◆ TASK DIRECTIONS
Print, word for word, every line from the beginning of the listing up to and including the line with "86.4, 94.2, 100];". Pictures are to be excluded.

◆ STORED DATA
++++++

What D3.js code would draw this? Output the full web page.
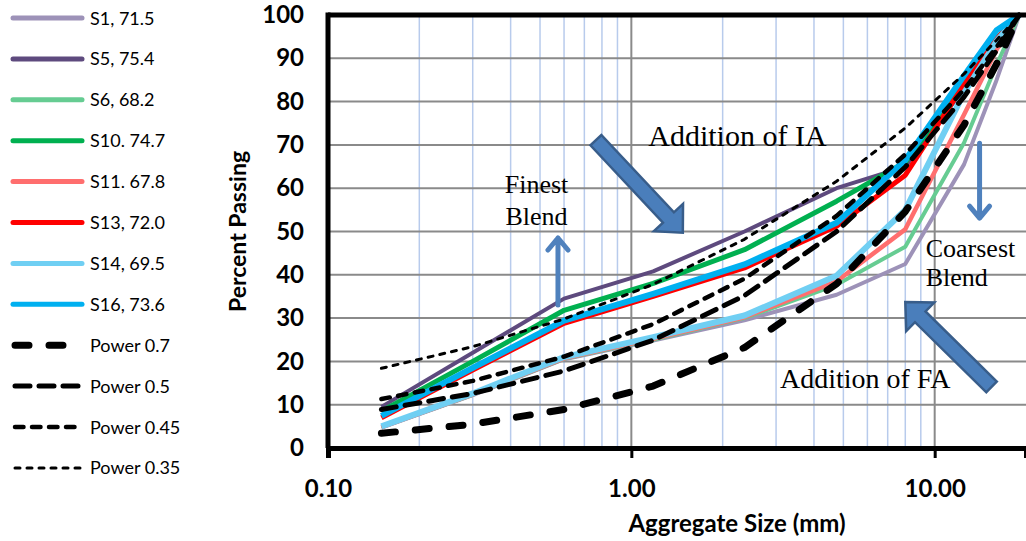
<!DOCTYPE html>
<html lang="en">
<head>
<meta charset="UTF-8">
<title>Aggregate gradation</title>
<script src="https://d3js.org/d3.v7.min.js"></script>
<style>
  body { margin: 0; background: #fff; }
  svg text { font-family: Lato, "Open Sans", sans-serif; }
  .note { font-family: "Liberation Serif", "Times New Roman", serif !important; }
</style>
</head>
<body>
<div id="chart"></div>
<script>
// sieve sizes (mm)
const sieves = [0.15, 0.3, 0.6, 1.18, 2.36, 4.75, 8, 12.5, 16, 19];

// percent passing
const s1  = [4.7, 12.2, 20.5, 24.8, 29.5, 35.4, 42.5, 65.5, 85.0, 100];
const s5  = [9.5, 22.0, 34.5, 40.8, 50.0, 60.0, 65.0, 83.0, 94.0, 100];
const s6  = [4.8, 12.3, 20.6, 25.0, 30.0, 37.7, 46.5, 70.5, 88.5, 100];
const s10 = [8.5, 20.0, 31.8, 38.0, 45.8, 57.0, 66.0, 84.5, 94.5, 100];
const s11 = [4.8, 12.4, 20.7, 25.2, 30.2, 38.5, 50.5, 77.0, 92.0, 100];
const s13 = [7.0, 18.0, 28.8, 35.0, 41.6, 51.2, 63.0, 84.0, 94.5, 100];
const s14 = [5.0, 12.6, 21.0, 25.6, 30.6, 39.8, 55.0, 82.0, 94.0, 100];
const s16 = [7.4, 18.5, 29.4, 35.6, 42.4, 52.0, 66.5, 86.0, 96.5, 100];
const p70 = [3.4, 5.5, 8.9, 14.3, 23.2, 37.9, 54.6, 74.6, 88.7, 100];
const p50 = [8.9, 12.6, 17.8, 24.9, 35.2, 50.0, 64.9, 81.1, 91.8, 100];
const p45 = [11.3, 15.5, 21.1, 28.6, 39.1, 53.6, 67.8, 82.8, 92.6, 100];
const p35 = [18.4, 23.4, 29.8, 37.8, 48.2, 61.6, 73.9, 86.4, 94.2, 100];

const names  = ["S1, 71.5", "S5, 75.4", "S6, 68.2", "S10. 74.7", "S11. 67.8", "S13, 72.0",
                "S14, 69.5", "S16, 73.6", "Power 0.7", "Power 0.5", "Power 0.45", "Power 0.35"];
const values = [s1, s5, s6, s10, s11, s13, s14, s16, p70, p50, p45, p35];
const colors = ["#9d92b8", "#5e4a7e", "#66cc92", "#00b050", "#ff6e6e", "#ff0000",
                "#70cff3", "#00b0f0", "#000", "#000", "#000", "#000"];
const widths = [4, 4, 4, 5, 4.5, 5, 6, 6, 7, 5, 4.5, 3];
const dashes = [null, null, null, null, null, null, null, null, "14,20", "15,9", "8.5,8.5", "5,7"];

const yTicks = d3.range(0, 101, 10);
const xMajor = [0.1, 1, 10];
const xMinor = [0.2,0.3,0.4,0.5,0.6,0.7,0.8,0.9, 2,3,4,5,6,7,8,9];

const W = 1026, H = 541;
const x = d3.scaleLog().domain([0.1, 20]).range([328, 1026]);
const y = d3.scaleLinear().domain([0, 100]).range([448, 15]);

const svg = d3.select("#chart").append("svg")
    .attr("width", W).attr("height", H);

// grid
svg.append("g").selectAll("line").data(xMinor).join("line")
    .attr("x1", d => x(d)).attr("x2", d => x(d))
    .attr("y1", y(100)).attr("y2", y(0))
    .attr("stroke", "#b8cbec").attr("stroke-width", 1.5);
svg.append("g").selectAll("line").data(yTicks.slice(1, -1)).join("line")
    .attr("x1", x(0.1)).attr("x2", W)
    .attr("y1", d => y(d)).attr("y2", d => y(d))
    .attr("stroke", "#8a8a8a").attr("stroke-width", 2);
svg.append("g").selectAll("line").data([1, 10]).join("line")
    .attr("x1", d => x(d)).attr("x2", d => x(d))
    .attr("y1", y(100)).attr("y2", y(0))
    .attr("stroke", "#8a8a8a").attr("stroke-width", 2);

// series
const line = d3.line().x(d => x(d[0])).y(d => y(d[1]));
const plot = svg.append("g");
values.forEach((v, i) => {
  plot.append("path")
    .attr("d", line(sieves.map((s, j) => [s, v[j]])))
    .attr("fill", "none")
    .attr("stroke", colors[i])
    .attr("stroke-width", widths[i])
    .attr("stroke-linejoin", "round")
    .attr("stroke-linecap", dashes[i] ? "round" : "butt")
    .attr("stroke-dasharray", dashes[i]);
});

// frame
svg.append("line").attr("x1", x(0.1)).attr("x2", W).attr("y1", y(100)).attr("y2", y(100))
    .attr("stroke", "#000").attr("stroke-width", 5);
svg.append("line").attr("x1", x(0.1)).attr("x2", x(0.1)).attr("y1", y(100) - 2.5).attr("y2", y(0))
    .attr("stroke", "#000").attr("stroke-width", 5);

// x axis
const gx = svg.append("g").attr("transform", `translate(0,${y(0)})`);
gx.call(d3.axisBottom(x).tickValues(xMinor).tickSize(7).tickFormat(""));
gx.call(d3.axisBottom(x).tickValues(xMajor).tickSize(10).tickPadding(22).tickFormat(d3.format(".2f")));
gx.selectAll("path.domain").attr("stroke-width", 5);
gx.selectAll(".tick line").attr("stroke-width", 3);
gx.selectAll(".tick text").attr("font-size", 24).attr("font-weight", 700)
    .style("font-family", "Lato, sans-serif").attr("fill", "#000");

// y axis
const gy = svg.append("g").attr("transform", `translate(${x(0.1)},0)`);
gy.call(d3.axisLeft(y).tickValues(yTicks).tickSize(0).tickPadding(24));
gy.select("path.domain").remove();
gy.selectAll(".tick text").attr("font-size", 24).attr("font-weight", 700)
    .style("font-family", "Lato, sans-serif").attr("fill", "#000");

svg.append("text").attr("transform", `translate(246,${(y(0) + y(100)) / 2}) rotate(-90)`)
    .attr("text-anchor", "middle").attr("font-size", 23).attr("font-weight", 700)
    .text("Percent Passing");
svg.append("text").attr("x", 737).attr("y", 532)
    .attr("text-anchor", "middle").attr("font-size", 24).attr("font-weight", 700)
    .text("Aggregate Size (mm)");

// legend
const leg = svg.append("g").selectAll("g").data(names).join("g")
    .attr("transform", (d, i) => `translate(0,${18 + i * 40.9})`);
leg.append("line").attr("x1", (d, i) => dashes[i] ? 15 : 13).attr("x2", 82)
    .attr("stroke", (d, i) => colors[i])
    .attr("stroke-width", (d, i) => dashes[i] ? widths[i] : 5)
    .attr("stroke-linecap", "round")
    .attr("stroke-dasharray", (d, i) => dashes[i]);
leg.append("text").attr("x", 90).attr("y", 6.5).attr("font-size", 18).text(d => d);

// annotations
function blockArrow(t, p, shaftW, headW, headL) {
  const x0 = x(t[0]), y0 = y(t[1]), x1 = x(p[0]), y1 = y(p[1]);
  const len = Math.hypot(x1 - x0, y1 - y0);
  const ux = (x1 - x0) / len, uy = (y1 - y0) / len, nx = -uy, ny = ux;
  const bx = x1 - ux * headL, by = y1 - uy * headL;
  const pts = [
    [x0 + nx * shaftW / 2, y0 + ny * shaftW / 2],
    [bx + nx * shaftW / 2, by + ny * shaftW / 2],
    [bx + nx * headW / 2, by + ny * headW / 2],
    [x1, y1],
    [bx - nx * headW / 2, by - ny * headW / 2],
    [bx - nx * shaftW / 2, by - ny * shaftW / 2],
    [x0 - nx * shaftW / 2, y0 - ny * shaftW / 2]
  ];
  svg.append("polygon").attr("points", pts.map(q => q.join(",")).join(" "))
    .attr("fill", "#4a7ebb").attr("stroke", "#385d8a").attr("stroke-width", 2.5)
    .attr("stroke-linejoin", "miter");
}
function thinArrow(xv, from, to) {
  const px = x(xv), y0 = y(from), y1 = y(to), dir = Math.sign(y1 - y0);
  svg.append("path")
    .attr("d", `M${px},${y0}L${px},${y1}M${px - 10},${y1 - dir * 12}L${px},${y1}L${px + 10},${y1 - dir * 12}`)
    .attr("fill", "none").attr("stroke", "#4f81bd").attr("stroke-width", 5)
    .attr("stroke-linecap", "round").attr("stroke-linejoin", "round");
}
blockArrow([0.764, 71.1], [1.478, 49.7], 15, 40, 21);
blockArrow([15.4, 14.1], [8.0, 33.7], 15, 40, 21);
thinArrow(0.573, 33, 48.5);
thinArrow(14.06, 70.4, 53.1);

const note = (xv, yv, txt, size, anchor) => svg.append("text").attr("class", "note")
    .attr("x", x(xv)).attr("y", y(yv)).attr("font-size", size)
    .attr("text-anchor", anchor || "start").text(txt);
note(1.137, 69.7, "Addition of IA", 30);
note(0.487, 58.9, "Finest", 26, "middle");
note(0.487, 51.5, "Blend", 26, "middle");
note(9.34, 44.1, "Coarsest", 26);
note(9.34, 37.5, "Blend", 26);
note(3.09, 13.8, "Addition of FA", 28);
</script>
</body>
</html>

++++++

◆ SOLUTION TO THIS TASK
What D3.js code would draw this? Output the full web page.
<!DOCTYPE html>
<html lang="en">
<head>
<meta charset="UTF-8">
<title>Aggregate gradation</title>
<script src="https://d3js.org/d3.v7.min.js"></script>
<style>
  body { margin: 0; background: #fff; }
  svg text { font-family: Lato, "Open Sans", sans-serif; }
  .note { font-family: "Liberation Serif", "Times New Roman", serif !important; }
</style>
</head>
<body>
<div id="chart"></div>
<script>
// sieve sizes (mm)
const sieves = [0.15, 0.3, 0.6, 1.18, 2.36, 4.75, 8, 12.5, 16, 19];

// percent passing
const s1  = [4.7, 12.2, 20.5, 24.8, 29.5, 35.4, 42.5, 65.5, 85.0, 100];
const s5  = [9.5, 22.0, 34.5, 40.8, 50.0, 60.0, 65.0, 83.0, 94.0, 100];
const s6  = [4.8, 12.3, 20.6, 25.0, 30.0, 37.7, 46.5, 70.5, 88.5, 100];
const s10 = [8.5, 20.0, 31.8, 38.0, 45.8, 57.0, 66.0, 84.5, 94.5, 100];
const s11 = [4.8, 12.4, 20.7, 25.2, 30.2, 38.5, 50.5, 77.0, 92.0, 100];
const s13 = [7.0, 18.0, 28.8, 35.0, 41.6, 51.2, 63.0, 84.0, 94.5, 100];
const s14 = [5.0, 12.6, 21.0, 25.6, 30.6, 39.8, 55.0, 82.0, 94.0, 100];
const s16 = [7.4, 18.5, 29.4, 35.6, 42.4, 52.0, 66.5, 86.0, 96.5, 100];
const p70 = [3.4, 5.5, 8.9, 14.3, 23.2, 37.9, 54.6, 74.6, 88.7, 100];
const p50 = [8.9, 12.6, 17.8, 24.9, 35.2, 50.0, 64.9, 81.1, 91.8, 100];
const p45 = [11.3, 15.5, 21.1, 28.6, 39.1, 53.6, 67.8, 82.8, 92.6, 100];
const p35 = [18.4, 23.4, 29.8, 37.8, 48.2, 61.6, 73.9, 86.4, 94.2, 100];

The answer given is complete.